One of his criticisms focuses on an interview Sales conducted with author Nikki Gemmell last week about her new book. Sales introduced the author by explaining that she’d just published her “long-awaited follow-up to [her previous novel] ‘The Bride Stripped Bare.'” Dye points out that Gemmell is an ex ABC journalist.
Dye writes as follows:
While what women want in bed may be a saucy dinner party topic, it’s not a topic of national interest worthy of the ABC’s flagship current affairs program. Ms Gemmell would definitely fit the content profile of ‘Today Tonight’ or ‘A Current Affair’, but not tax-payer funded television. The Gemmell-ABC connection, while probably innocent, is also troublesome. Relevance aside, an eight-minute book promo on prime-time TV by an ex ABC staffer is worth investigation. It’s not the actuality of the relationship that matters, but the perception. We could easily be forgiven for assuming an incestuous connection.
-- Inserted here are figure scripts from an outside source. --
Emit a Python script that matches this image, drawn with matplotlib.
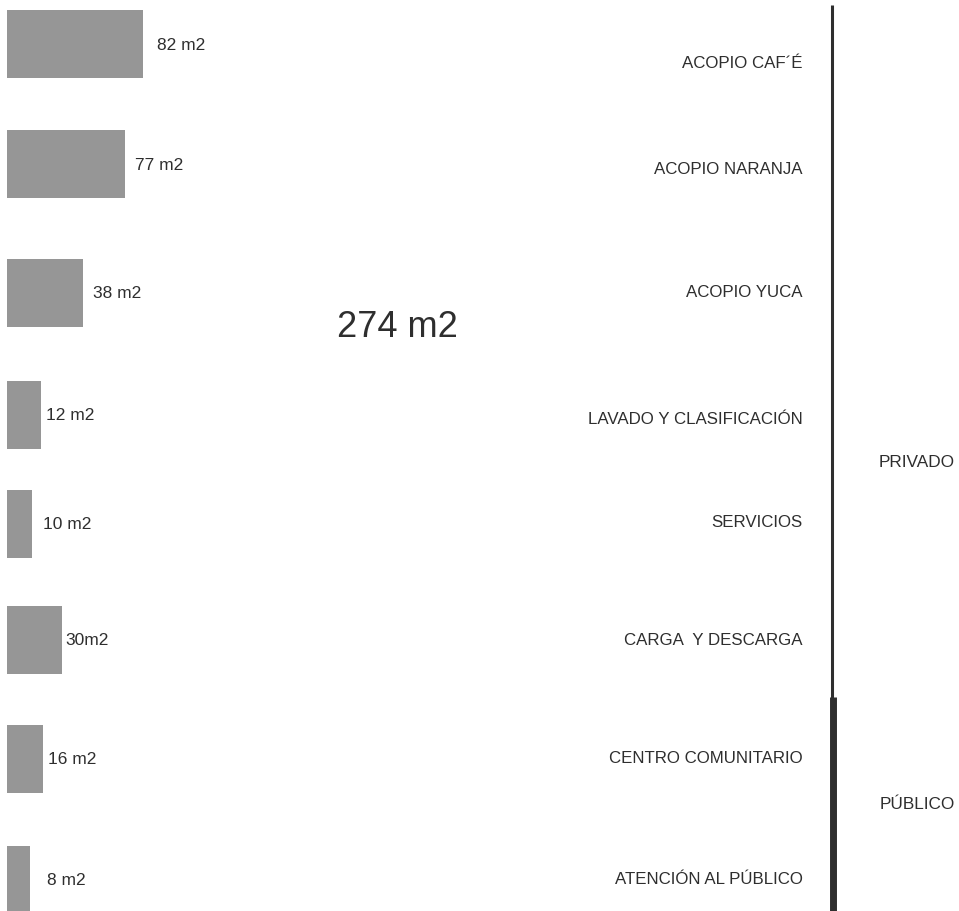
import matplotlib.pyplot as plt

# data
categories = ['ACOPIO CAF\u00b4É', 'ACOPIO NARANJA', 'ACOPIO YUCA',
              'LAVADO Y CLASIFICACIÓN', 'SERVICIOS', 'CARGA  Y DESCARGA',
              'CENTRO COMUNITARIO', 'ATENCIÓN AL PÚBLICO']
area_labels = ['82 m2', '77 m2', '38 m2', '12 m2', '10 m2', '30m2', '16 m2', '8 m2']
bar_len = [136, 118, 76, 33.5, 25, 54.5, 36, 23]   # drawn bar lengths
total_label = '274 m2'
groups = ['PRIVADO', 'PÚBLICO']

# layout (pixel units, y down)
row_y = [45, 165, 294, 416, 524.5, 641, 760, 881]
cat_y = [64, 170, 293, 420, 523, 641, 759, 880]
val_gap = [14, 10, 10, 5, 11, 4, 5, 17]
bar_h = 68
text_col = '#2e2e2e'
bar_col = '#969696'

plt.rcParams['font.family'] = ['Liberation Sans', 'DejaVu Sans']

fig = plt.figure(figsize=(9.59, 9.12), dpi=100)
ax = fig.add_axes([0, 0, 1, 1])
ax.set_xlim(0, 959)
ax.set_ylim(912, 0)
ax.axis('off')

ax.barh(row_y, bar_len, height=bar_h, left=7, color=bar_col)

for i in range(len(categories)):
    ax.text(7 + bar_len[i] + val_gap[i], row_y[i], area_labels[i],
            fontsize=12.5, color=text_col, va='center', ha='left')
    ax.text(803, cat_y[i], categories[i], fontsize=12.2, color=text_col,
            va='center', ha='right')

ax.text(397, 328, total_label, fontsize=26, color=text_col, va='center', ha='center')

# divider line
ax.plot([832, 832], [6, 700], color=text_col, lw=2.2, solid_capstyle='butt')
ax.plot([832.5, 832.5], [698, 912], color=text_col, lw=5, solid_capstyle='butt')

ax.text(917, 463, groups[0], fontsize=12.4, color=text_col, va='center', ha='center')
ax.text(917, 805, groups[1], fontsize=12.4, color=text_col, va='center', ha='center')

fig.savefig('out.png', dpi=100)
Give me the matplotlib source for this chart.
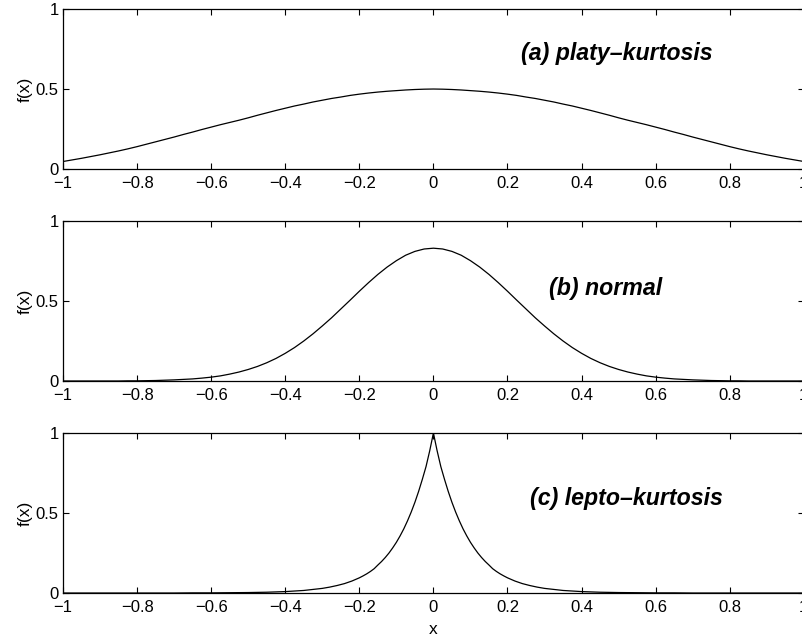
import numpy as np
import matplotlib
matplotlib.use("Agg")
import matplotlib.pyplot as plt

plt.rcParams['font.family'] = ['Liberation Sans', 'DejaVu Sans']

# sample positions
x_grid = np.linspace(-1, 1, 81)       # step 0.025
x_lepto = np.concatenate([np.linspace(-1, -0.35, 14),
                          np.linspace(-0.3, 0.3, 61),   # denser around the cusp
                          np.linspace(0.35, 1, 14)])

# (a) platy-kurtosis
f_platy = [0.047, 0.057, 0.067, 0.078, 0.089, 0.101, 0.113, 0.126, 0.140, 0.155,
           0.170, 0.185, 0.200, 0.216, 0.231, 0.247, 0.262, 0.277, 0.291, 0.305,
           0.320, 0.336, 0.351, 0.366, 0.380, 0.394, 0.406, 0.419, 0.430, 0.441,
           0.450, 0.460, 0.468, 0.475, 0.481, 0.486, 0.490, 0.494, 0.497, 0.499,
           0.500,
           0.499, 0.497, 0.494, 0.490, 0.486, 0.481, 0.475, 0.468, 0.460, 0.450,
           0.441, 0.430, 0.419, 0.406, 0.394, 0.380, 0.366, 0.351, 0.336, 0.320,
           0.305, 0.291, 0.277, 0.262, 0.247, 0.231, 0.216, 0.200, 0.185, 0.170,
           0.155, 0.140, 0.126, 0.113, 0.101, 0.089, 0.078, 0.067, 0.057, 0.047]

# (b) normal
f_normal = [0, 0, 0, 0, 0, 0, 0, 0.001, 0.001, 0.002,
            0.003, 0.005, 0.007, 0.010, 0.013, 0.018, 0.024, 0.032, 0.043, 0.056,
            0.072, 0.091, 0.114, 0.141, 0.173, 0.209, 0.250, 0.295, 0.344, 0.395,
            0.450, 0.505, 0.561, 0.615, 0.666, 0.712, 0.752, 0.786, 0.810, 0.825,
            0.830,
            0.825, 0.810, 0.786, 0.752, 0.712, 0.666, 0.615, 0.561, 0.505, 0.450,
            0.395, 0.344, 0.295, 0.250, 0.209, 0.173, 0.141, 0.114, 0.091, 0.072,
            0.056, 0.043, 0.032, 0.024, 0.018, 0.013, 0.010, 0.007, 0.005, 0.003,
            0.002, 0.001, 0.001, 0, 0, 0, 0, 0, 0, 0]

# (c) lepto-kurtosis
f_lepto = [0, 0, 0, 0, 0, 0, 0, 0.001, 0.001, 0.002, 0.003, 0.005, 0.009, 0.016,
           0.029, 0.033, 0.037, 0.042, 0.047, 0.053, 0.059, 0.067, 0.075, 0.085,
           0.095, 0.107, 0.120, 0.135, 0.152, 0.175, 0.197, 0.222, 0.250, 0.282,
           0.317, 0.357, 0.401, 0.451, 0.506, 0.567, 0.635, 0.710, 0.790, 0.889,
           1.0,
           0.889, 0.790, 0.710, 0.635, 0.567, 0.506, 0.451, 0.401, 0.357, 0.317,
           0.282, 0.250, 0.222, 0.197, 0.175, 0.152, 0.135, 0.120, 0.107, 0.095,
           0.085, 0.075, 0.067, 0.059, 0.053, 0.047, 0.042, 0.037, 0.033, 0.029,
           0.016, 0.009, 0.005, 0.003, 0.002, 0.001, 0.001, 0, 0, 0, 0, 0, 0, 0]

labels = ["(a) platy\u2013kurtosis", "(b) normal", "(c) lepto\u2013kurtosis"]
label_pos = [(0.495, 0.725), (0.465, 0.58), (0.52, 0.59)]

xticks = [-1, -0.8, -0.6, -0.4, -0.2, 0, 0.2, 0.4, 0.6, 0.8, 1]
xticklabels = ["\u22121", "\u22120.8", "\u22120.6", "\u22120.4", "\u22120.2",
               "0", "0.2", "0.4", "0.6", "0.8", "1"]
yticks = [0, 0.5, 1]
yticklabels = ["0", "0.5", "1"]

fig = plt.figure(figsize=(8.03, 6.4), dpi=100)
bottoms = [0.7359, 0.4047, 0.0734]
series = [(x_grid, f_platy), (x_grid, f_normal), (x_lepto, f_lepto)]

for i in range(3):
    ax = fig.add_axes([0.0785, bottoms[i], 0.9225, 0.25])
    xs, ys = series[i]
    ax.plot(xs, ys, color='k', linewidth=0.9)
    ax.set_xlim(-1, 1)
    ax.set_ylim(0, 1)
    ax.set_xticks(xticks)
    ax.set_xticklabels(xticklabels)
    ax.set_yticks(yticks)
    ax.set_yticklabels(yticklabels)
    ax.tick_params(direction='in', top=True, right=True, length=4.5, width=0.8,
                   labelsize=12, pad=3)
    ax.tick_params(axis='x', pad=5)
    for s in ax.spines.values():
        s.set_linewidth(0.9)
    ax.set_ylabel("f(x)", fontsize=12.5, labelpad=2)
    ax.text(label_pos[i][0], label_pos[i][1], labels[i], fontsize=16.7,
            fontweight='bold', fontstyle='italic', ha='center', va='center')

ax.set_xlabel("x", fontsize=12.5, labelpad=5)

fig.savefig("out.png", dpi=100)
Dye’s article was published before last Friday. On that morning’s Radio National Life Matters, hosted by Richard Aedy, the entire one hour program was devoted to Nikki Gemmell and her new novel, with callers ringing in to speak to Gemmell and a couple of other guests who were experts in the areas explored in Gemmell’s novel.
On October 6 I posted this piece on Sheep protesting the ABC’s promotion of the book Big Porn Inc:
Between June 15 and October 5 2011, the ABC’s Religion and Ethics Online and the Drum have published eight articles written by anti pornography campaigners and colleagues who share the same perspective on pornography.
Judging from many of the comments on some articles, the views of this collective are regarded as extreme, and pushing right-wing Christian conservative values.
Seven of these articles were written by contributors to Big Porn Inc, a collection of anti pornography essays edited by activists Melinda Tankard Reist and Abigail Bray.
In five of the articles reference is made to the soon-to-be-released Big Porn Inc, and three of them are extracts from the book. Clive Hamilton‘s article in Religion and Ethics reads like a book launch speech, and his last two paragraphs enthusiastically promote Big Porn Inc.
Gail Dines, also an author in Big Porn Inc, appears in R&E on September 15 promoting her anti pornography position. Meagan Tyler writes in the Drum on October 5th defending Gail Dines against critics, and promoting the same anti porn position. Tyler has another anti porn piece in the Drum on September 20th.
During this period the ABC has published one, yes that’s one alternative perspective to that put forward by all the above authors. That piece was by academic Alan McKee on September 23rd. McKee addresses many of the criticisms launched at him and his colleagues by some of the above authors.
I submitted an alternative perspective and a response to the Meagan Tyler piece which was not published.
Editor of the ABC’s Religion and Ethics forum, Scott Stephens, is launching the book the ABC has been blatantly promoting in Brisbane next week.
At the editor’s website, the launch of Big Porn Inc is headlined thus: “ABC Editor Scott Stephens to launch Big Porn Inc in Brisbane October 14.”
That the ABC should promote a book that is subsequently launched by one of its employees is bizarre. The ABC is not publishing this book. It isn’t written by ABC employees.
There’s a big difference between noting publications in an author’s biography, and the kind of intense promotional activity immediately prior to a book launch we’re seeing here. There’s a big difference between the ABC interviewing an author about his or her book, and the promotional activity seen here. There’s a lot of cosiness between the book’s editors and the ABC Religion and Ethics editor. None of this is good for a public broadcaster whose mission is to convey as many perspectives as reasonably possible on issues that affect the whole of our society.
I’ve since lodged a complaint with the ABC and Media Watch, both of which I will now update to include Dye’s observations.
While the national broadcaster is quick to expose and exploit “incestuous” connections when uncovered in the commercial media, does the same standard of scrutiny apply in-house?